Braindumps (was Re: [lpi-discuss] how about LPIC-2 ?)
Evan Leibovitch
evan at telly.org
Tue Nov 8 01:37:00 EST 2005
I'm actually surprised to hear of instances where people even mention
using a braindump to an instructor; heck, I'm surprised to know that
people who buy braindumps are even in class. In the instances I've heard
of people using dumps, they were considered shortcuts which bypassed the
need for conventional training rather than augmented it.
It's important to note that there is a situation of relative ethics
going on here, and embarrassment is not necessarily a useful punishment
for someone who sees braindumps as a matter of "playing the game" rather
than cheating. This is especially true in some Asian countries, where
certification is not seen as a demonstration of anything beyond your
ability to obtain it, but it's certainly not exclusive to that region.
In these cases the onus is on the certification body to protect the
value of the cert, but don't expect much co-operation or sympathy from
the candidates who use dumps.
What is most ironic to me is that very few "genuine" brain dumps really
are. Many are just bunches of sample questions or dumps of old exams.
(If you thought you were buying a real current brain dump but didn't get
that, who are you going to complain to?) Unfortunately, dumps that are
genuine (verified by exam takers) spread quicker than new Linux ISOs.

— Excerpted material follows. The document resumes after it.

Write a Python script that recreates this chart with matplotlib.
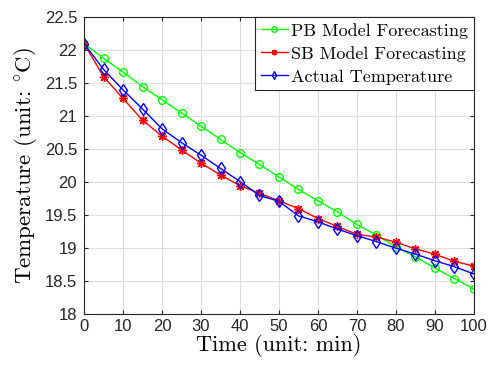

I think that Sandy once said that if there was a critical mass of
somewhere just above 3,000 items that were regularly rotated, dumps
wouldn't be worthwhile. VUE and Prometric have the ability to create
exams on the fly picking items from the pool (of course keeping minimum
numbers of items per subject), but that costs a little money and of
course you need that big pool of items. The thinking is that someone
prepared to do (and capable of) memorization of many thousands of items,
probably *does* have at least a minimal grasp of the subject matter :-).